Step 4: New Hire Onboarding
Get ready to onboard your new employee! Research suggests that structured onboarding processes accelerate employee contribution and create higher levels of engagement and retention in the long-term.
Additionally, employers need to live up to the value proposition they touted in the hiring process! Make sure your organization is ready to welcome your new hire by completing the corrective actions identified in the readiness assessment. Consider conducting a training for all employees on how to be welcoming and create an inclusive work environment with a focus on building trust, open communication and respect.
- Develop a detailed 90-day onboarding plan.
- Complete the corrective actions identified in the DE&I readiness assessment.
- Deliver a DE&I focused training to all employees on how to create an inclusive work environment.
Quick Tips: what you can do immediately to increase the diversity of your candidate pool
- Remove bias language in job postings: without realizing it, we often use language in job postings that is subtly “gender coded.” Use a gender decoder to test the language in your job ads, found here.

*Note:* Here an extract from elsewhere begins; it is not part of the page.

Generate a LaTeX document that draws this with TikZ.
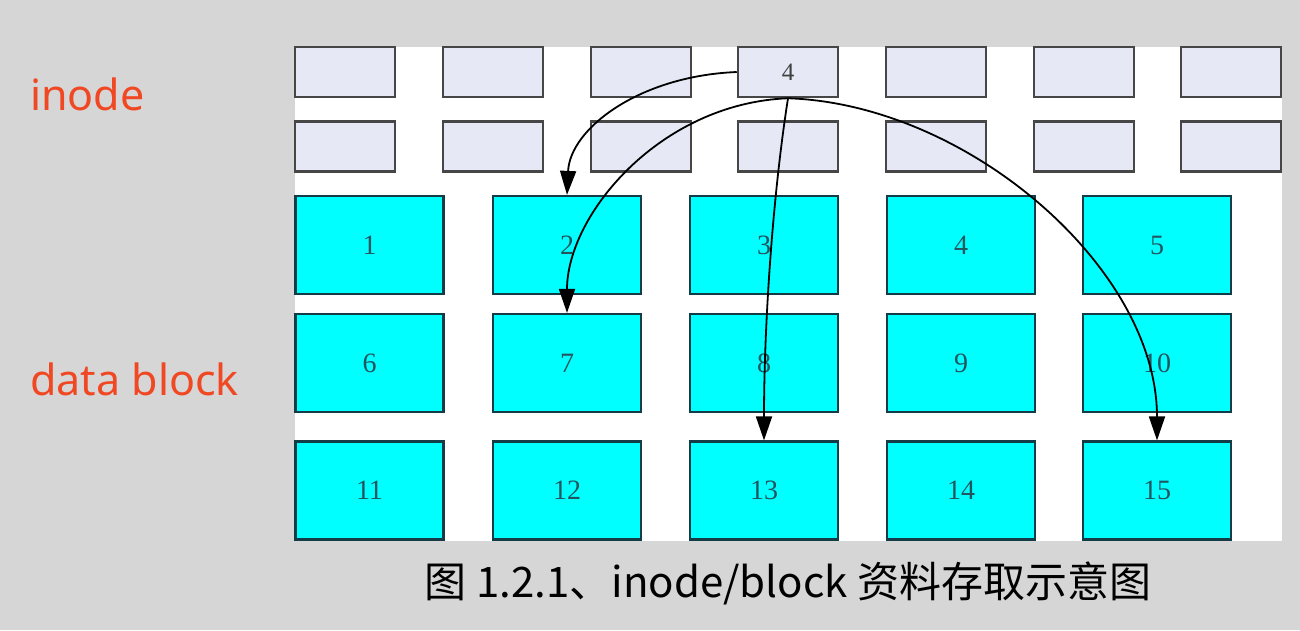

- Skills Based Hiring: structure the hiring process around the competencies needed for the position vs. credentials (such as education, certifications, etc.). Re-evaluate the qualifications necessary to be successful in the position to base it off the experience and skills needed and remove credential requirements when possible.
In closing, Diversity Recruiting provides a structured approach for organizations to increase the diversity of their workforce. Since the process works one hire at a time, remember that change will take time. Maintain a long-term focus to keep the momentum. Start small by understanding your current practices and implementing one tactic to make progress increasing the diversity of your workforce.